By Andrew Victor and Robert Nichols

In February 2019, the President issued Executive Order 13859, which directed the Secretary of Commerce, through the National Institute of Standards and Technology (NIST), to issue “a plan for Federal engagement in the development of technical standards and related tools in support or reliable, robust, and trustworthy systems in AI technology.” NIST, with public and private sector input, issued the AI plan on August 9, 2019. The plan “provides guidance regarding the important characteristics of standards to help agencies in their decision making about AI standards.”

Federal Engagement Will Promote Development of AI Standards 

The U.S. is the global leader in AI technology. NIST believes that getting the government involved in the development of AI standards will further U.S. leadership in AI. Use of standards facilitates technological advancement and market efficiency. AI standards that set forth specific guidelines will, NIST posits, ensure that AI technologies meet objectives for functionality, interoperability, and trustworthiness.

But NIST does not necessarily envision direct government involvement in the development of standards. In the U.S., the private sector typically develops standards with federal agencies contributing to and using these standards. The federal role includes sharing agency requirements with standards projects, providing technical expertise on standard development, incorporating standards into regulations, and citing standards in procurements.

NIST believes that federal contribution to and use of standards will help synthesize existing standards. Right now, AI standards are either (1) cross-sector, or horizonal, meaning that they apply across applications or industries; or (2) sector-specific, or vertical, which means they apply to specific industries like health care or transportation. NIST envisions the federal government playing a role in fostering collaboration between cross-sector and sector-specific developers.

How will the Government be Involved?

The NIST plan sets forth priorities for federal involvement. The government should prioritize AI standards that are consensus-based, inclusive and accessible, open and transparent, and globally relevant and non-discriminatory. The NIST plan also lists the type of characteristics the government should consider inusing AI standards, including whether the standards are innovative, applicable across sectors, regularly updated, effective in measuring system performance, and sensitive to ethical considerations (i.e., minimize bias and protect privacy).

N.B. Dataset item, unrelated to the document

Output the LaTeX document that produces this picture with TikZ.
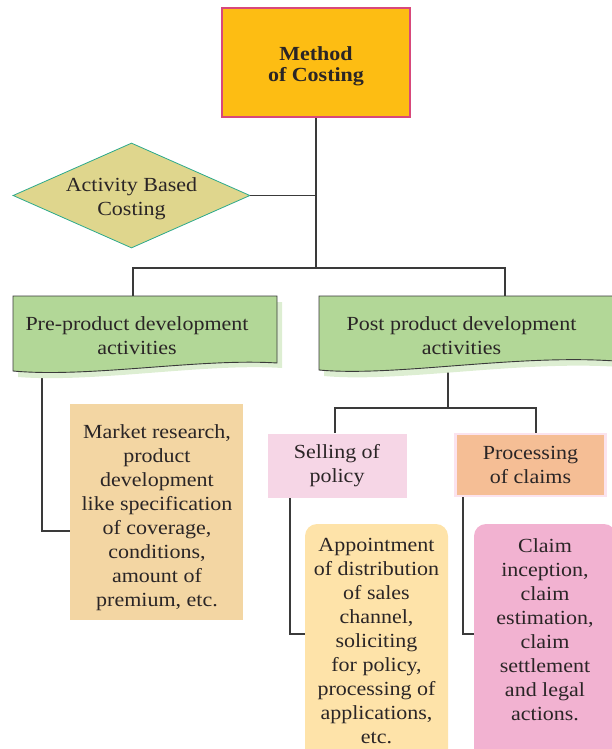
\documentclass[tikz,border=0pt]{standalone}
\usepackage{fontspec}
\setmainfont[FakeStretch=1.1]{Liberation Serif}
\usetikzlibrary{shapes.geometric}

\definecolor{ink}{HTML}{2A2526}
\definecolor{wire}{HTML}{3A3A3A}
\definecolor{methodfill}{HTML}{FDBD13}
\definecolor{methoddraw}{HTML}{D8487B}
\definecolor{abcfill}{HTML}{DFD68D}
\definecolor{abcdraw}{HTML}{2BA98B}
\definecolor{leaf}{HTML}{B2D797}
\definecolor{leafshade}{HTML}{DDEED2}
\definecolor{marketfill}{HTML}{F3D6A3}
\definecolor{sellfill}{HTML}{F6D6E6}
\definecolor{claimfill}{HTML}{F5BE95}
\definecolor{claimdraw}{HTML}{FBE3EE}
\definecolor{apptfill}{HTML}{FEE3A9}
\definecolor{settlefill}{HTML}{F2B2D1}

\begin{document}
\begin{tikzpicture}[x=1pt, y=-1pt,
    every node/.style={text=ink, align=center, font=\fontsize{20}{24}\selectfont},
    wireline/.style={draw=wire, line width=1.2pt},
    methodbox/.style={rectangle, fill=methodfill, draw=methoddraw, line width=1.2pt,
        minimum width=188pt, minimum height=109pt},
    abcshape/.style={diamond, fill=abcfill, draw=abcdraw, line width=0.8pt,
        minimum width=237pt, minimum height=105pt, inner sep=0pt},
    leafline/.style={draw=wire, line width=0.9pt},
    plainbox/.style={rectangle, minimum width=#1, inner sep=0pt},
    roundbox/.style={rectangle, rounded corners=12pt, inner sep=0pt}]

    \useasboundingbox (0,0) rectangle (612,749);
    \clip (0,0) rectangle (612,749);

    % connectors
    \coordinate (hub) at (316,268);
    \coordinate (pretop) at (133,296);
    \coordinate (posttop) at (505,296);
    \coordinate (prefoot) at (42,368);
    \coordinate (marketin) at (70,531);
    \coordinate (postfoot) at (448,366);
    \coordinate (split) at (448,408);
    \coordinate (selltop) at (335,433);
    \coordinate (claimtop) at (536,433);
    \coordinate (sellfoot) at (290,497);
    \coordinate (apptin) at (305,634);
    \coordinate (claimfoot) at (463,496);
    \coordinate (settlein) at (474,634);

    \draw[wireline] (316,117) -- (hub);
    \draw[wireline] (pretop) |- (hub) -| (posttop);
    \draw[wireline] (prefoot) |- (marketin);
    \draw[wireline] (postfoot) -- (split);
    \draw[wireline] (selltop) |- (split) -| (claimtop);
    \draw[wireline] (sellfoot) |- (apptin);
    \draw[wireline] (claimfoot) |- (settlein);

    % top box
    \node[methodbox] (method) at (316,62.5) {};
    \node[font=\fontsize{20}{21}\selectfont\bfseries] (methodtext) at (316,66.5) {Method\\of Costing};

    % activity based costing
    \node[abcshape] (abc) at (131.5,195.5) {};
    \node (abctext) at (131.5,199) {Activity Based\\Costing};
    \draw[wireline] (abc.east) -- (abc.east -| hub);

    % pre-product development
    \fill[leafshade] (18,302) -- (282,302) -- (282,368) .. controls (205,363) and (95,383) .. (18,377) -- cycle;
    \fill[leaf] (13,296) -- (277,296) -- (277,363) .. controls (200,358) and (90,378) .. (13,371) -- cycle;
    \draw[leafline] (13,296) -- (277,296) -- (277,363) .. controls (200,358) and (90,378) .. (13,371) -- cycle;
    \node (pre) at (137,336) {\fontsize{20}{22.5}\selectfont Pre-product development\\activities};

    % post product development
    \fill[leafshade] (324,302) -- (620,302) -- (620,367) .. controls (520,360) and (400,383) .. (324,376) -- cycle;
    \fill[leaf] (319,296) -- (615,296) -- (615,361) .. controls (515,354) and (395,377) .. (319,370) -- cycle;
    \draw[leafline] (319,296) -- (615,296) -- (615,361) .. controls (515,354) and (395,377) .. (319,370) -- cycle;
    \node (post) at (461.5,336) {\fontsize{20}{22.5}\selectfont Post product development\\activities};

    % market research
    \node[plainbox=173pt, fill=marketfill, minimum height=216pt] (market) at (156.5,512) {};
    \node (markettext) at (157,517.5)
        {Market research,\\product\\development\\like specification\\of coverage,\\conditions,\\amount of\\premium, etc.};

    % selling and claims
    \node[plainbox=139pt, fill=sellfill, minimum height=64pt] (selling) at (337,466) {Selling of\\policy};
    \node[plainbox=150pt, fill=claimfill, draw=claimdraw, line width=2.5pt, minimum height=62pt] (claims) at (530.5,465)
        {Processing\\of claims};

    % bottom boxes
    \node[roundbox, fill=apptfill, minimum width=143pt, minimum height=250pt] (apptbox) at (376.5,649) {};
    \node[anchor=north] (appt) at ([yshift=-11pt]apptbox.north)
        {Appointment\\of distribution\\of sales\\channel,\\soliciting\\for policy,\\processing of\\applications,\\etc.};
    \node[roundbox, fill=settlefill, minimum width=142pt, minimum height=250pt] (settlebox) at (545,649) {};
    \node[anchor=north] (settle) at ([yshift=-11pt]settlebox.north)
        {Claim\\inception,\\claim\\estimation,\\claim\\settlement\\and legal\\actions.};
\end{tikzpicture}
\end{document}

NIST also discusses the various ways the government can get involved in the development of standards: (1) monitoring the development of standards, (2) participating in the development through comments, (3) influencing development through formal and informal discussions and by providing expertise, and (4) leading development by serving as a standards project editor or acting as the liaison between standards groups. Each of these levels of engagement will require qualified government participants—i.e., federal employees or government contractors.

The NIST plan further advises on some practical steps that agencies can take to begin engaging in standard development. For instance, agencies can identify technologies that can be sued to further the agency’s mission, know the existing policies and statutes that relate to use of standards, and use appropriate standards if they exist.

Finally, NIST makes more general recommendations for ways agencies can facilitate the development of reliable and robust AI technology:

  • Shore up AI standards-related knowledge and coordinate on standards development.
  • Promote focused research to explore how aspects of trustworthiness can be incorporated into standards and standards-related tools.
  • Support and expand public-private partnerships in developing standards.
  • Strategically engage with international parties to advance AI standards for U.S. economic and security needs.


The NIST plan provides guidance on how the government should engage with the development of AI standards, but we don’t yet know the exact steps agencies will take in this development. It is clear, however, that the federal government is encouraged to partner with the private sector, which means government contractors will likely participate in developing standards. Contractors will thus have an opportunity to define AI standards and determine how they are incorporated into regulations and solicitations going forward.